A block of data:
__________

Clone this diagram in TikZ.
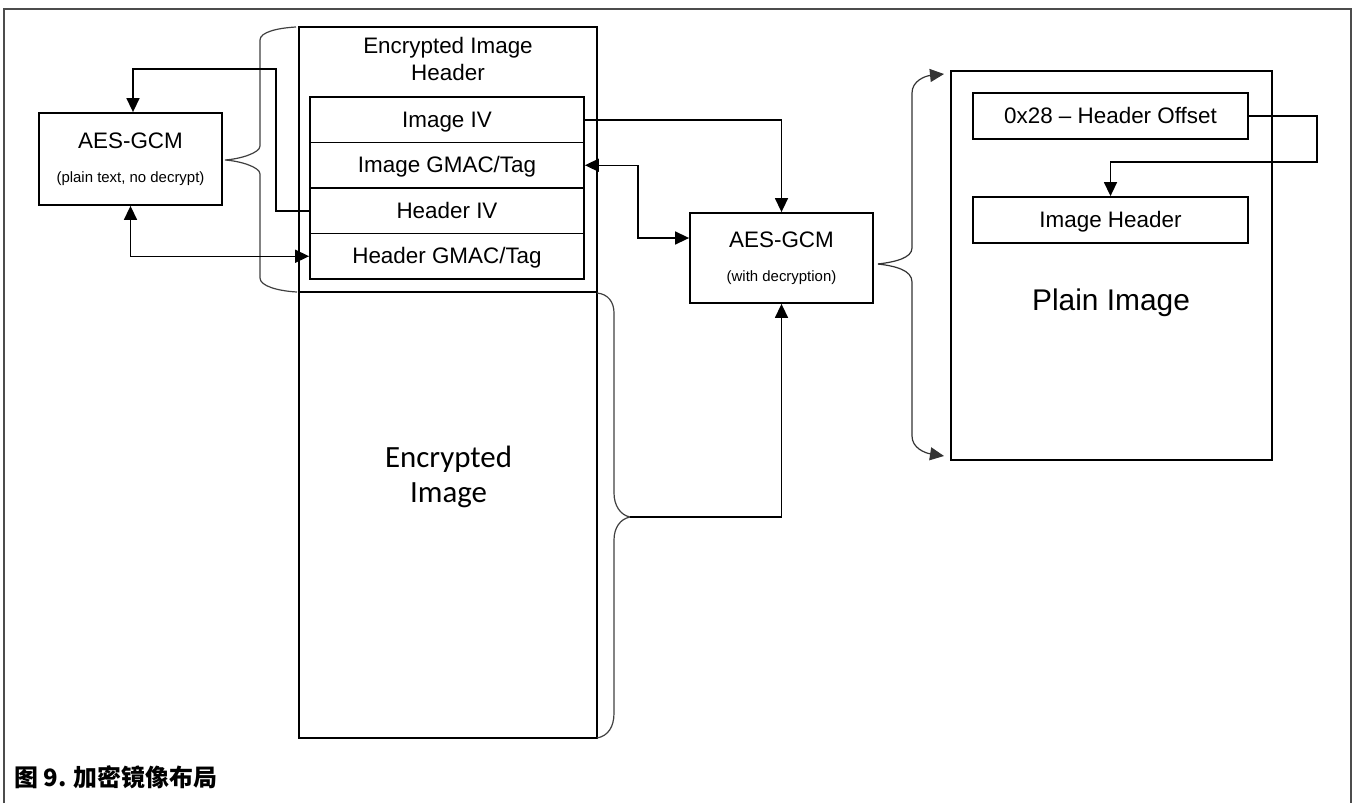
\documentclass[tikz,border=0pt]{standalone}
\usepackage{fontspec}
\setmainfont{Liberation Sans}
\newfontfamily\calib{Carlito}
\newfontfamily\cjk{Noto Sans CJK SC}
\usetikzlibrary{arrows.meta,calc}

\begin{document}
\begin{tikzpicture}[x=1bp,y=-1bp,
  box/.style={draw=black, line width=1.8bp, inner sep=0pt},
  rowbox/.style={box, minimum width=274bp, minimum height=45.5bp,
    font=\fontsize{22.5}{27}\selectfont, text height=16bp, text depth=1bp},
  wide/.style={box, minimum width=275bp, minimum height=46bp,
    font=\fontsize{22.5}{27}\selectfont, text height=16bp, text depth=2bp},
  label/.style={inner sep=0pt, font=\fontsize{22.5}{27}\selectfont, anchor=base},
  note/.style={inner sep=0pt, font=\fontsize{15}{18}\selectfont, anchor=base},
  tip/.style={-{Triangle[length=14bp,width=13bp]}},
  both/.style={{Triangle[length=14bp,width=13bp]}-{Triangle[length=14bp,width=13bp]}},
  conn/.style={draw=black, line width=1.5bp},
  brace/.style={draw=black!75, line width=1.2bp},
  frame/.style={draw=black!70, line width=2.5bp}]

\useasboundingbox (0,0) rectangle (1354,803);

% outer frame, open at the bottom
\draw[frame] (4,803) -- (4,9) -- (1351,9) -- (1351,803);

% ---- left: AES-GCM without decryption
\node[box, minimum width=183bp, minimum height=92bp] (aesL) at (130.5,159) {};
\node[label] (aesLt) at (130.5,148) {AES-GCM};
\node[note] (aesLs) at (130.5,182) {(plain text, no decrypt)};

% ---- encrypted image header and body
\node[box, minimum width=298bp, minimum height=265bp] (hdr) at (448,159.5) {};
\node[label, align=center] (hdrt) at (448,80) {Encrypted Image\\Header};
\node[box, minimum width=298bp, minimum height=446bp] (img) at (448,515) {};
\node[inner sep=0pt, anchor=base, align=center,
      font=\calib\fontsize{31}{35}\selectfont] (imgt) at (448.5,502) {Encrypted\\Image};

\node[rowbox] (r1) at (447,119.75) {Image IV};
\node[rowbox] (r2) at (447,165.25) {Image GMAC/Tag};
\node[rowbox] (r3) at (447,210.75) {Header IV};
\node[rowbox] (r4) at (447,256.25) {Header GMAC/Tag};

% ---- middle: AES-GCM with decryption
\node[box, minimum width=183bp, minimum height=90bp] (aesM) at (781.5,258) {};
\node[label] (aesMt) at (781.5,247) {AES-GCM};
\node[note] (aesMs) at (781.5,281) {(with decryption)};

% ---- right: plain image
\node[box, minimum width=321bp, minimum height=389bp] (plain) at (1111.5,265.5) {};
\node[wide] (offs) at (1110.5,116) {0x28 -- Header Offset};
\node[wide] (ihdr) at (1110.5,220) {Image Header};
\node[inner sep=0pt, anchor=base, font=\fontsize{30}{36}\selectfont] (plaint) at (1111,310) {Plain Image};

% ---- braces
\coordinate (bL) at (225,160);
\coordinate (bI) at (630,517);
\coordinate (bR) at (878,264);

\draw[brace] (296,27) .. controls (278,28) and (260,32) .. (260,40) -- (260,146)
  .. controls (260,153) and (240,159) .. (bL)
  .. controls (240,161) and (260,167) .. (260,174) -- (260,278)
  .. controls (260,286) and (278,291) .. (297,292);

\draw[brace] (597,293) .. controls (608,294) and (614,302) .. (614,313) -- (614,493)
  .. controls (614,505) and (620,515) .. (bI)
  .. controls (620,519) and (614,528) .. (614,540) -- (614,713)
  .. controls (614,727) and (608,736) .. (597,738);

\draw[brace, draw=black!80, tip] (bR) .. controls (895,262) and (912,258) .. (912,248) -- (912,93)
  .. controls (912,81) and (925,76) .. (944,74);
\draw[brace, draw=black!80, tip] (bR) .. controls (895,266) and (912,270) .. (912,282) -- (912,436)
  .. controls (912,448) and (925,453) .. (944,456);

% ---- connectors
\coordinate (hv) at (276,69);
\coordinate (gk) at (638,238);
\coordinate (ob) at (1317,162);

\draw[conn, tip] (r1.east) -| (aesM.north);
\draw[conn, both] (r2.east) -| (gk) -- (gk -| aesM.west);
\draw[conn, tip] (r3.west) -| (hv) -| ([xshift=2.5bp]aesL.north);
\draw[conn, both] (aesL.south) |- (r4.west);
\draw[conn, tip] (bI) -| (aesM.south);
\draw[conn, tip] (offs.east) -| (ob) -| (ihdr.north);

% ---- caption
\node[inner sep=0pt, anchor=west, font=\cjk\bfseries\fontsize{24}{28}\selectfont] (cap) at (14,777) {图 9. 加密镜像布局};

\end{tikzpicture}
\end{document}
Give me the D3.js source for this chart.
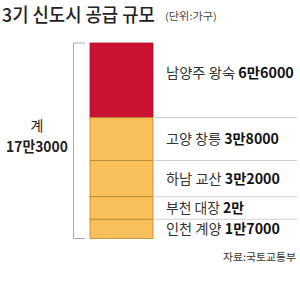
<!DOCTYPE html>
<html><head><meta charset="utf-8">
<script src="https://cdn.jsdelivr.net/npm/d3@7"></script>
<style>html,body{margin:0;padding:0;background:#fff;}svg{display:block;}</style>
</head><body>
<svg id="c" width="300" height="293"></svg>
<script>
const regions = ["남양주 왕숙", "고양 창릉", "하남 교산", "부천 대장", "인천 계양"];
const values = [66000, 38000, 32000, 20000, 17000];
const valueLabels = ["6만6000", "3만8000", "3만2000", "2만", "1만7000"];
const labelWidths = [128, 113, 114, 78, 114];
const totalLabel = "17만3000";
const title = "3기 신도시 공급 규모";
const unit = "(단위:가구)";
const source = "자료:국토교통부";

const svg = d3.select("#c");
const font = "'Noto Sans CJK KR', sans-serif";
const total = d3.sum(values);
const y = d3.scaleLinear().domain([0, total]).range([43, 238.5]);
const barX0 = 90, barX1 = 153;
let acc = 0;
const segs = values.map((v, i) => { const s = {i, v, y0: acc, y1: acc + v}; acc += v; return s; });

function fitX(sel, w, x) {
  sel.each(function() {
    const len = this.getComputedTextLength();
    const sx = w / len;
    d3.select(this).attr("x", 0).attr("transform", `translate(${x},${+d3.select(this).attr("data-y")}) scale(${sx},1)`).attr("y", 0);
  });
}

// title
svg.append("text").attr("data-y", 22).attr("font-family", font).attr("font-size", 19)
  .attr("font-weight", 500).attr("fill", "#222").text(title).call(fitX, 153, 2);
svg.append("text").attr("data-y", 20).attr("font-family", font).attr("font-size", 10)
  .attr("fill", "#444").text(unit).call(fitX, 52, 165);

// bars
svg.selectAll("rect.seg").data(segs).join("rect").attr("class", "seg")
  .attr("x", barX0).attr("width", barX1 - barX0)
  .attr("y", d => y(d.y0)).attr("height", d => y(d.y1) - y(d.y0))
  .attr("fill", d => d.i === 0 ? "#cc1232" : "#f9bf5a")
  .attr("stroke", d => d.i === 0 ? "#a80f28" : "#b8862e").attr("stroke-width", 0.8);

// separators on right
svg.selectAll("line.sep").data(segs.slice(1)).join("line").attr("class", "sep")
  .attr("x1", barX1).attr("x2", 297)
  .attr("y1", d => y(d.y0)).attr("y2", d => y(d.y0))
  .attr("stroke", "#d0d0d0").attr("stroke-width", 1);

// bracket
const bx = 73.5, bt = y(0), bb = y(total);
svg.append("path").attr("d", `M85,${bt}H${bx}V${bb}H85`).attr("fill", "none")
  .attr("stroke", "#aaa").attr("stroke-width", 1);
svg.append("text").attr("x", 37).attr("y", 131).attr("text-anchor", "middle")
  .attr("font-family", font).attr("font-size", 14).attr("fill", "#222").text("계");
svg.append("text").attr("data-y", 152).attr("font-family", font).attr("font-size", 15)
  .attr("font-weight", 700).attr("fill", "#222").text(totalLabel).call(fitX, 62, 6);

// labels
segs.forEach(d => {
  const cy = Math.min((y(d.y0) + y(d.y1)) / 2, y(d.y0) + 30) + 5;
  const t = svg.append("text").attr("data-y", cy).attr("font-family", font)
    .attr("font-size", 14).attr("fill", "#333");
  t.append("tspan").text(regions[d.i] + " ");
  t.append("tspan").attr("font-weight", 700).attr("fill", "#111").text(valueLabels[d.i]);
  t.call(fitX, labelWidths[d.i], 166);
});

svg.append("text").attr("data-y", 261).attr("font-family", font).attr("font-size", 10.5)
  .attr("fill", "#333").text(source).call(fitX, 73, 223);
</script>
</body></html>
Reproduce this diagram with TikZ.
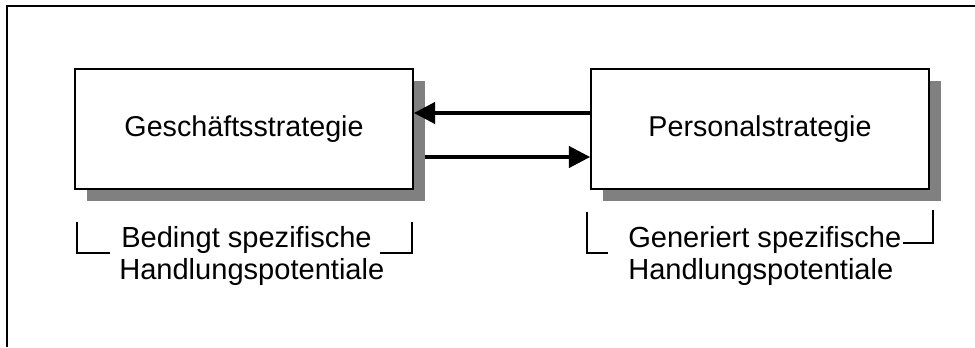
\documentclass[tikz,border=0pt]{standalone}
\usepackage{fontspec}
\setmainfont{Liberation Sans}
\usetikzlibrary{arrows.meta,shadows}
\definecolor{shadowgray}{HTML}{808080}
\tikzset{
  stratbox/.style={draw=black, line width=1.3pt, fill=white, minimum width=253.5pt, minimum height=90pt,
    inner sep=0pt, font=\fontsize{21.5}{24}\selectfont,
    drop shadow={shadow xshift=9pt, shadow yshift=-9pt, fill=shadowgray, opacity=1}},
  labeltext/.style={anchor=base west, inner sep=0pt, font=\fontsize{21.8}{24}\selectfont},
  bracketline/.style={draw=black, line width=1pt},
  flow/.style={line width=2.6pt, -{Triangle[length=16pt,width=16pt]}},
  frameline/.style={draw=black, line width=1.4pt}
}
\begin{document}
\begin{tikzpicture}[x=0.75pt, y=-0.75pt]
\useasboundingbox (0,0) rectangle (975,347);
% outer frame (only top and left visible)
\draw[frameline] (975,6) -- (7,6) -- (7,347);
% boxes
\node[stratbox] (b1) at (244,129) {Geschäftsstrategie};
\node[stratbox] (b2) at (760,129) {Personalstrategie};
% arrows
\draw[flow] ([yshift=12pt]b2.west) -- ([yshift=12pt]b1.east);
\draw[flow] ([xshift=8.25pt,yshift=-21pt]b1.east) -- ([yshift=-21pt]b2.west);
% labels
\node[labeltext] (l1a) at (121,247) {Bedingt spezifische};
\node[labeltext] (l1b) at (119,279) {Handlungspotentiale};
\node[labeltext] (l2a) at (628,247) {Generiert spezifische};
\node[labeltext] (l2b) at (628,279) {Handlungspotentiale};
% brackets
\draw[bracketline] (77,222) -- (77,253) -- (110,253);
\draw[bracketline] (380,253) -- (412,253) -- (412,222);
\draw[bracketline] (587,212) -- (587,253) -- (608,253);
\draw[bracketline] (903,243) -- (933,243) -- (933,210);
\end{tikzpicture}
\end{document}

__________

> _WRITTEN TASK_
Select and copy every line of the listing with the word "this".

> _REPLY TO THE EXERCISE_
Clone this diagram in TikZ.
Give me the D3.js source for this chart.
    const len = this.getComputedTextLength();
    d3.select(this).attr("x", 0).attr("transform", `translate(${x},${+d3.select(this).attr("data-y")}) scale(${sx},1)`).attr("y", 0);
Reproduce this diagram with TikZ.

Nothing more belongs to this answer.